In Cheatham v. Hogan, 50 Wash. 465, 97 Pac. 499, 22 L. R. A. (N. S.) 951, the scaffold which had been originally erected by certain employees for their use in finishing a por*331tion of the building was afterwards adopted and used for other purposes by the owner whose foreman directed the plaintiff to go upon it. An examination of the facts involved in the Cheatham case will show that they materially differ from those of the Metzler case or the one now before us. In the Cheatham case, referring to the Metzler case, we said:

“But while this case- decides the law correctly on the facts shown, we think it has no bearing on a case like the one at bar. The rule undoubtedly is that a master who retains no supervision over the erection of a scaffold, and gives no direction in regard to it further than to direct that it be constructed, and provides suitable materials for its construction and intrusts the duty to skillful workmen, is not liable to one of the workmen who is injured by the falling of the scaffold because of insufficient construction—this, on the principle that the master is not responsible to the workmen who construct the scaffold nor to one who is engaged in a common employment with them in such a way as to be regarded as their fellow servant, for the sufficiency of their own work. But the rule has no application to a servant who did not construct the scaffold and who is not a fellow servant of the servant who did construct it.”

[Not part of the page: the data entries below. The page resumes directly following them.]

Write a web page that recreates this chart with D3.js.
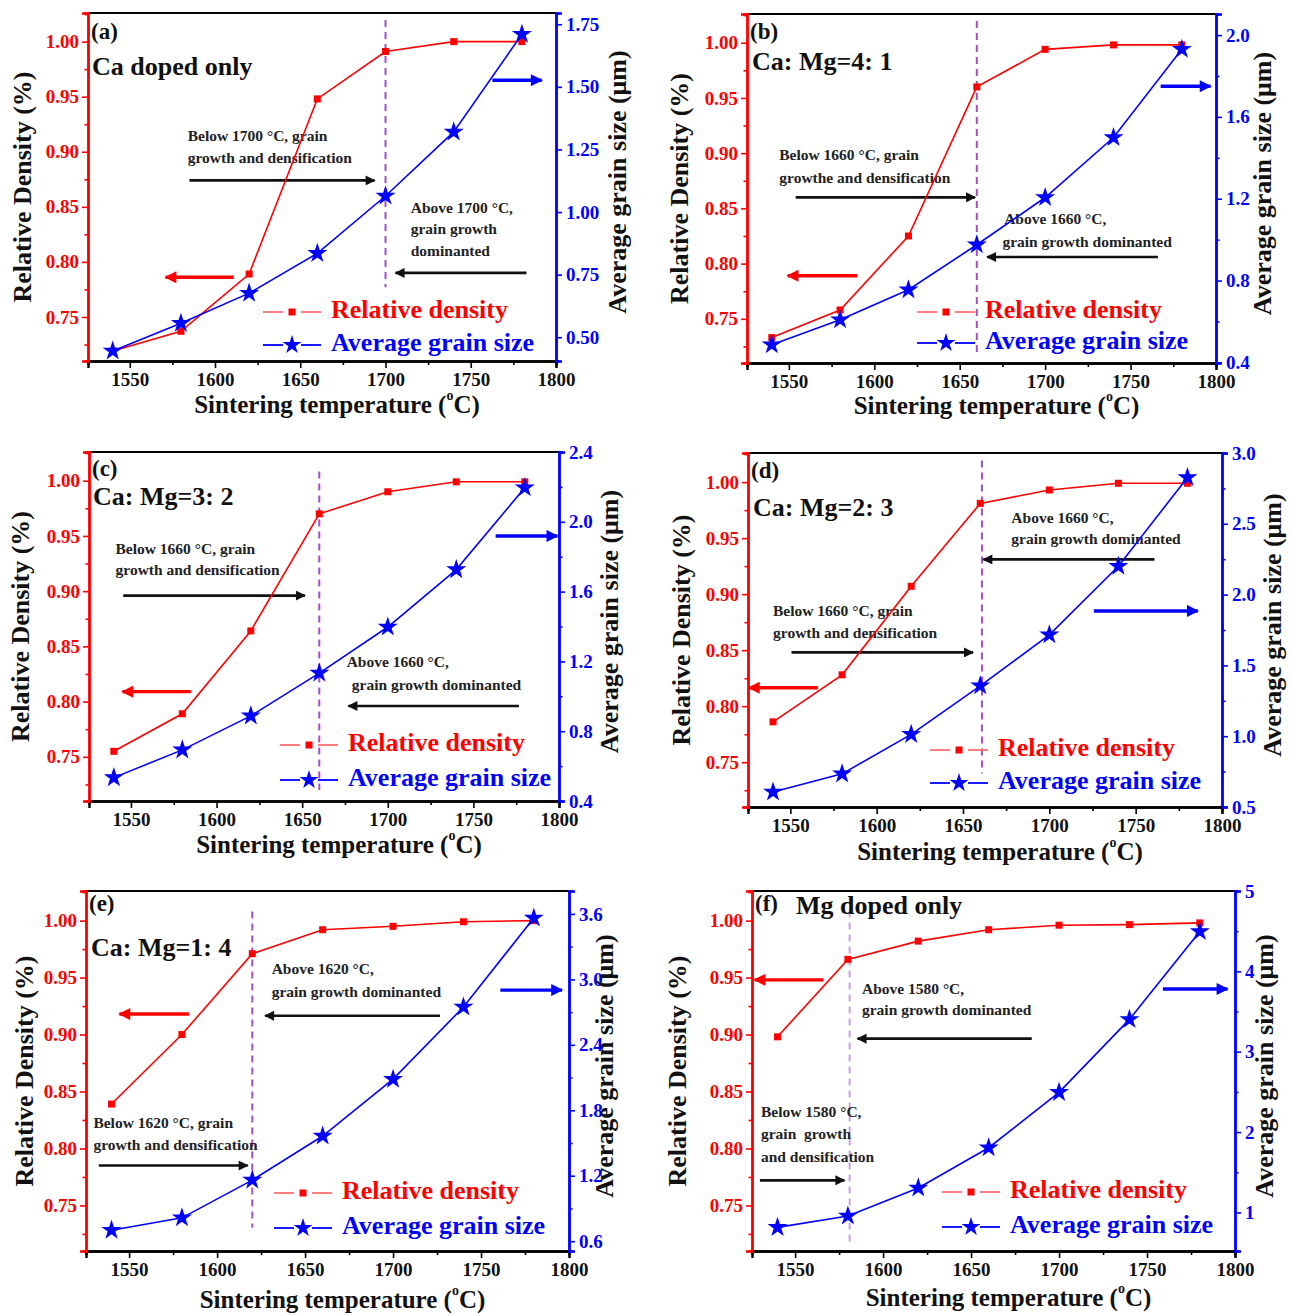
<!DOCTYPE html>
<html><head><meta charset="utf-8">
<script src="https://cdn.jsdelivr.net/npm/d3@7"></script>
<style>
body{margin:0;background:#fff;}
svg{display:block;}
text{font-family:"Liberation Serif","Times New Roman",serif;font-weight:bold;}
</style></head>
<body>
<svg id="c" width="1293" height="1316"></svg>
<script>
// ---------------- data ----------------
const temps = [1540, 1580, 1620, 1660, 1700, 1740, 1780];
const xTicks = [1550, 1600, 1650, 1700, 1750, 1800];
const xMinor = [1575, 1625, 1675, 1725, 1775];
const densityTicks = [0.75, 0.80, 0.85, 0.90, 0.95, 1.00];
const densityMinor = [0.725, 0.775, 0.825, 0.875, 0.925, 0.975, 1.025];

const densityA = [0.719, 0.737, 0.789, 0.948, 0.991, 1.000, 1.000];
const grainA   = [0.445, 0.556, 0.676, 0.835, 1.064, 1.320, 1.710];
const densityB = [0.733, 0.758, 0.825, 0.960, 0.994, 0.998, 0.998];
const grainB   = [0.486, 0.608, 0.755, 0.975, 1.206, 1.499, 1.931];
const densityC = [0.755, 0.789, 0.864, 0.970, 0.990, 0.999, 0.999];
const grainC   = [0.534, 0.693, 0.888, 1.133, 1.397, 1.726, 2.195];
const densityD = [0.786, 0.828, 0.907, 0.981, 0.993, 0.999, 0.999];
const grainD   = [0.606, 0.734, 1.013, 1.356, 1.716, 2.200, 2.827];
const densityE = [0.839, 0.900, 0.971, 0.992, 0.995, 0.999, 1.000];
const grainE   = [0.701, 0.814, 1.160, 1.564, 2.085, 2.746, 3.563];
const densityF = [0.898, 0.966, 0.982, 0.992, 0.996, 0.9965, 0.998];
const grainF   = [0.814, 0.955, 1.305, 1.805, 2.494, 3.402, 4.496];

const grainTicksA = [0.50, 0.75, 1.00, 1.25, 1.50, 1.75];
const grainTicksB = [0.4, 0.8, 1.2, 1.6, 2.0];
const grainTicksC = [0.4, 0.8, 1.2, 1.6, 2.0, 2.4];
const grainTicksD = [0.5, 1.0, 1.5, 2.0, 2.5, 3.0];
const grainTicksE = [0.6, 1.2, 1.8, 2.4, 3.0, 3.6];
const grainTicksF = [1, 2, 3, 4, 5];

const panelLabels = ["(a)", "(b)", "(c)", "(d)", "(e)", "(f)"];
const panelTitles = ["Ca doped only", "Ca: Mg=4: 1", "Ca: Mg=3: 2", "Ca: Mg=2: 3", "Ca: Mg=1: 4", "Mg doped only"];
const legendLabels = ["Relative density", "Average grain size"];

// ---------------- panel configuration ----------------
const panels = [
 {density: densityA, grain: grainA, gTicks: grainTicksA, gStep: 0.25, gDom: [0.405, 1.795], fmt: ".2f",
  box: {L: 88, R: 556, T: 13, B: 361}, leftT: 63, rightT: 64, xT: 46, lab: [3, 21], title: [4, 56], leg: [-225, -49, -16],
  vline: {t: 1700, v0: 1.0197, v1: 0.777, c: "#a64fc4"},
  texts: [[1584, 0.913, "Below 1700 °C, grain"], [1584, 0.893, "growth and densification"],
          [1714.8, 0.8476, "Above 1700 °C,"], [1714.8, 0.829, "grain growth"], [1714.8, 0.809, "dominanted"]],
  arrows: [["red", 1611, 1571, 0.786], ["blue", 1762.7, 1791.6, 0.965], ["black", 1585, 1693.6, 0.874], ["black", 1782.7, 1705.9, 0.790]]},
 {density: densityB, grain: grainB, gTicks: grainTicksB, gStep: 0.2, gDom: [0.397, 2.103], fmt: ".1f",
  box: {L: 747, R: 1216, T: 14, B: 363}, leftT: 65, rightT: 49, xT: 45, lab: [3, 20], title: [5, 50], leg: [-231, -51, -20],
  vline: {t: 1660, v0: 1.0197, v1: 0.718, c: "#a64fc4"},
  texts: [[1544.4, 0.897, "Below 1660 °C, grain"], [1544.4, 0.876, "growthe and densification"],
          [1676, 0.839, "Above 1660 °C,"], [1675, 0.818, "grain growth dominanted"]],
  arrows: [["red", 1590, 1549.3, 0.789], ["blue", 1767.6, 1796.8, 0.9606], ["black", 1554, 1659, 0.860], ["black", 1766, 1666, 0.806]]},
 {density: densityC, grain: grainC, gTicks: grainTicksC, gStep: 0.2, gDom: [0.4, 2.4], fmt: ".1f",
  box: {L: 89, R: 559, T: 452, B: 801}, leftT: 66, rightT: 53, xT: 46, lab: [3, 19], title: [4, 47], leg: [-211, -56, -21],
  vline: {t: 1660, v0: 1.0084, v1: 0.720, c: "#a64fc4"},
  texts: [[1541, 0.937, "Below 1660 °C, grain"], [1541, 0.918, "growth and densification"],
          [1676, 0.835, "Above 1660 °C,"], [1679, 0.814, "grain growth dominanted"]],
  arrows: [["red", 1585, 1545, 0.809], ["blue", 1763, 1799, 0.950], ["black", 1545.5, 1651.6, 0.896], ["black", 1776.6, 1677, 0.796]]},
 {density: densityD, grain: grainD, gTicks: grainTicksD, gStep: 0.25, gDom: [0.5, 3.0], fmt: ".1f",
  box: {L: 748, R: 1222, T: 453, B: 807}, leftT: 64, rightT: 53, xT: 47, lab: [3, 20], title: [5, 57], leg: [-224, -57, -24],
  vline: {t: 1661, v0: 1.0194, v1: 0.740, c: "#a64fc4"},
  texts: [[1678, 0.967, "Above 1660 °C,"], [1678, 0.948, "grain growth dominanted"],
          [1540, 0.884, "Below 1660 °C, grain"], [1540, 0.864, "growth and densification"]],
  arrows: [["red", 1566, 1526, 0.8165], ["blue", 1725.8, 1786, 0.885], ["black", 1550.7, 1655.8, 0.848], ["black", 1760.9, 1661.8, 0.931]]},
 {density: densityE, grain: grainE, gTicks: grainTicksE, gStep: 0.3, gDom: [0.51, 3.81], fmt: ".1f",
  box: {L: 86, R: 569, T: 891, B: 1251}, leftT: 59, rightT: 38, xT: 51, lab: [3, 15], title: [5, 59], leg: [-227, -58, -23],
  vline: {t: 1620, v0: 1.0079, v1: 0.7304, c: "#a64fc4"},
  texts: [[1631, 0.956, "Above 1620 °C,"], [1631, 0.936, "grain growth dominanted"],
          [1529.7, 0.821, "Below 1620 °C, grain"], [1529.7, 0.802, "growth and densification"]],
  arrows: [["red", 1584, 1544.5, 0.918], ["blue", 1761, 1796, 0.939], ["black", 1726.7, 1627.3, 0.9165], ["black", 1532.8, 1617.4, 0.785]]},
 {density: densityF, grain: grainF, gTicks: grainTicksF, gStep: 0.5, gDom: [0.52, 5.0], fmt: "d",
  box: {L: 752, R: 1235, T: 891, B: 1251}, leftT: 72, rightT: 32, xT: 49, lab: [3, 15], title: [44, 17], leg: [-225, -59, -24],
  vline: {t: 1581, v0: 1.0088, v1: 0.714, c: "#c9a3e0"},
  texts: [[1588, 0.939, "Above 1580 °C,"], [1588, 0.920, "grain growth dominanted"],
          [1530.6, 0.831, "Below 1580 °C,"], [1530.6, 0.811, "grain  growth"], [1530.6, 0.7914, "and densification"]],
  arrows: [["red", 1566, 1527, 0.948], ["blue", 1759, 1795.7, 0.940], ["black", 1684.5, 1585.5, 0.8964], ["black", 1530, 1578, 0.772]]}
];

const RED = "#ff0000", BLUE = "#0000ff";
const svg = d3.select("#c");
const defs = svg.append("defs");
[["black", "#111"], ["red", RED], ["blue", BLUE]].forEach(([id, col]) => {
  defs.append("marker").attr("id", "ah-" + id).attr("viewBox", "0 0 10 10")
    .attr("refX", 9).attr("refY", 5).attr("markerUnits", "userSpaceOnUse")
    .attr("markerWidth", id === "black" ? 13 : 14).attr("markerHeight", id === "black" ? 10 : 12)
    .attr("orient", "auto")
    .append("path").attr("d", "M0,0 L10,5 L0,10 Z").attr("fill", col);
});

function range(a, b, s) { const o = []; for (let v = a; v <= b + 1e-9; v += s) o.push(+v.toFixed(4)); return o; }

panels.forEach((p, i) => {
  const {L, R, T, B} = p.box;
  const x = d3.scaleLinear([1525.5, 1800], [L, R]);
  const yL = d3.scaleLinear([0.71, 1.026], [B, T]);
  const yR = d3.scaleLinear(p.gDom, [B, T]);
  const g = svg.append("g");

  g.append("line").attr("x1", L).attr("x2", R).attr("y1", T).attr("y2", T).attr("stroke", "#000").attr("stroke-width", 2.2);

  const xa = g.append("g").attr("transform", `translate(0,${B})`)
    .call(d3.axisBottom(x).tickValues(xTicks).tickSize(7).tickPadding(5).tickFormat(d3.format("d")));
  g.append("g").attr("transform", `translate(0,${B})`)
    .call(d3.axisBottom(x).tickValues(xMinor).tickSize(4).tickFormat(""));
  g.append("g").attr("class", "la").attr("transform", `translate(${L},0)`)
    .call(d3.axisLeft(yL).tickValues(densityTicks).tickSize(6).tickPadding(3).tickFormat(d3.format(".2f")));
  g.append("g").attr("class", "la").attr("transform", `translate(${L},0)`)
    .call(d3.axisLeft(yL).tickValues(densityMinor.filter(v => v <= 1.026)).tickSize(3.5).tickFormat(""));
  const minor = range(p.gTicks[0] - p.gStep, p.gTicks[p.gTicks.length - 1] + p.gStep, p.gStep)
    .filter(v => v >= p.gDom[0] && v <= p.gDom[1] && !p.gTicks.some(t => Math.abs(t - v) < 1e-6));
  g.append("g").attr("class", "ra").attr("transform", `translate(${R},0)`)
    .call(d3.axisRight(yR).tickValues(p.gTicks).tickSize(6).tickPadding(4).tickFormat(d3.format(p.fmt)));
  g.append("g").attr("class", "ra").attr("transform", `translate(${R},0)`)
    .call(d3.axisRight(yR).tickValues(minor).tickSize(3.5).tickFormat(""));

  g.selectAll(".domain").attr("stroke-width", 2.4);
  g.selectAll(".tick line").attr("stroke-width", 1.6);
  g.selectAll(".tick text").attr("font-size", 19).attr("font-family", "Liberation Serif").attr("font-weight", "bold");
  g.selectAll(".la .domain, .la .tick line").attr("stroke", RED);
  g.selectAll(".la .tick text").attr("fill", RED);
  g.selectAll(".ra .domain, .ra .tick line").attr("stroke", BLUE);
  g.selectAll(".ra .tick text").attr("fill", BLUE);
  xa.selectAll(".tick text").attr("fill", "#111");

  g.append("text").attr("transform", `translate(${L - p.leftT},${(T + B) / 2}) rotate(-90)`)
    .attr("text-anchor", "middle").attr("dominant-baseline", "middle").attr("font-size", 26).attr("fill", "#111")
    .text("Relative Density (%)");
  g.append("text").attr("transform", `translate(${R + p.rightT},${(T + B) / 2 - 5}) rotate(-90)`)
    .attr("text-anchor", "middle").attr("dominant-baseline", "middle").attr("font-size", 26).attr("fill", "#111")
    .text("Average grain size (μm)");
  const xt = g.append("text").attr("x", (L + R) / 2 + 15).attr("y", B + p.xT).attr("text-anchor", "middle")
    .attr("dominant-baseline", "middle").attr("font-size", 25).attr("fill", "#111");
  xt.append("tspan").text("Sintering temperature (");
  xt.append("tspan").attr("font-size", 14).attr("dy", -10).text("o");
  xt.append("tspan").attr("dy", 10).text("C)");

  g.append("line").attr("x1", x(p.vline.t)).attr("x2", x(p.vline.t))
    .attr("y1", yL(p.vline.v0)).attr("y2", yL(p.vline.v1))
    .attr("stroke", p.vline.c).attr("stroke-width", 2).attr("stroke-dasharray", "7,5");

  p.texts.forEach(([t, v, s]) => {
    g.append("text").attr("x", x(t)).attr("y", yL(v)).attr("dominant-baseline", "middle")
      .attr("font-size", 15.5).attr("fill", "#222").style("white-space", "pre").text(s);
  });

  p.arrows.forEach(([c, t0, t1, v]) => {
    const col = c === "red" ? RED : c === "blue" ? BLUE : "#111";
    g.append("line").attr("x1", x(t0)).attr("x2", x(t1)).attr("y1", yL(v)).attr("y2", yL(v))
      .attr("stroke", col).attr("stroke-width", c === "black" ? 2.6 : 3.4).attr("marker-end", `url(#ah-${c})`);
  });

  const lineL = d3.line().x((d, k) => x(temps[k])).y(d => yL(d));
  const lineR = d3.line().x((d, k) => x(temps[k])).y(d => yR(d));
  g.append("path").attr("d", lineL(p.density)).attr("fill", "none").attr("stroke", RED).attr("stroke-width", 1.6);
  g.append("path").attr("d", lineR(p.grain)).attr("fill", "none").attr("stroke", BLUE).attr("stroke-width", 1.6);
  g.selectAll(".sq").data(p.density).join("rect")
    .attr("x", (d, k) => x(temps[k]) - 3.5).attr("y", d => yL(d) - 3.5).attr("width", 7).attr("height", 7).attr("fill", RED);
  const star = d3.symbol(d3.symbolStar, 125);
  g.selectAll(".st").data(p.grain).join("path")
    .attr("d", star).attr("transform", (d, k) => `translate(${x(temps[k])},${yR(d)})`).attr("fill", BLUE);

  g.append("text").attr("x", L + p.lab[0]).attr("y", T + p.lab[1]).attr("dominant-baseline", "middle")
    .attr("font-size", 23).attr("fill", "#111").text(panelLabels[i]);
  g.append("text").attr("x", L + p.title[0]).attr("y", T + p.title[1]).attr("dominant-baseline", "middle")
    .attr("font-size", 26).attr("fill", "#111").text(panelTitles[i]);

  const lx = R + p.leg[0];
  const rows = [[B + p.leg[1], "#ff7070", RED, "sq"], [B + p.leg[2], BLUE, BLUE, "st"]];
  rows.forEach(([ly, lc, tc, kind], r) => {
    g.append("line").attr("x1", lx - 68).attr("x2", lx - 48).attr("y1", ly).attr("y2", ly).attr("stroke", lc).attr("stroke-width", 1.8);
    g.append("line").attr("x1", lx - 30).attr("x2", lx - 10).attr("y1", ly).attr("y2", ly).attr("stroke", lc).attr("stroke-width", 1.8);
    if (kind === "sq") g.append("rect").attr("x", lx - 42.5).attr("y", ly - 3.5).attr("width", 7).attr("height", 7).attr("fill", RED);
    else g.append("path").attr("d", d3.symbol(d3.symbolStar, 110)).attr("transform", `translate(${lx - 39},${ly})`).attr("fill", BLUE);
    g.append("text").attr("x", lx).attr("y", ly).attr("dominant-baseline", "middle").attr("font-size", 26)
      .attr("fill", tc).text(legendLabels[r]);
  });
});
</script>
</body></html>
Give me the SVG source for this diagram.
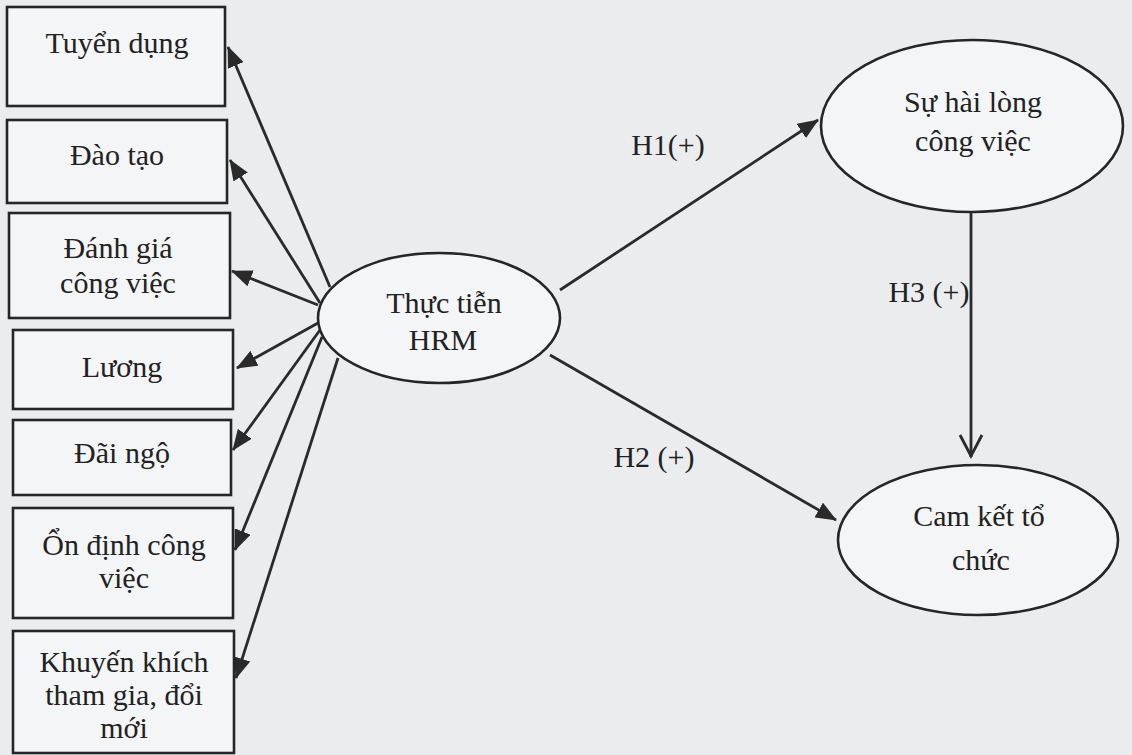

The undisputed evidence now before us shows that the appellant, with the carpenters who built the scaffold, was engaged in such a way as to be regarded as their fellow servant, although he, like the plaintiff in the Metzler case, was not present when and where the scaffold was built. In Cleary v. General Contracting Co., 53 Wash. 254, 101 Pac. 888, the doctrine of the Metzler case was held inapplicable when the injured plaintiff was a subcontractor for whose use the scaffold had been furnished by the defendant corporation, which had agreed, as a part of the contract of employment, to construct and furnish a safe scaffold for the plaintiff’s use. There is an utter absence of evidence here showing, or tending to show, any negligence on the part of the respondent in failing to discharge any duty which it owed the appellant.

The judgment is affirmed.

Rudkin, C. J., Mount, Parker, and Dunbar, JJ., concur.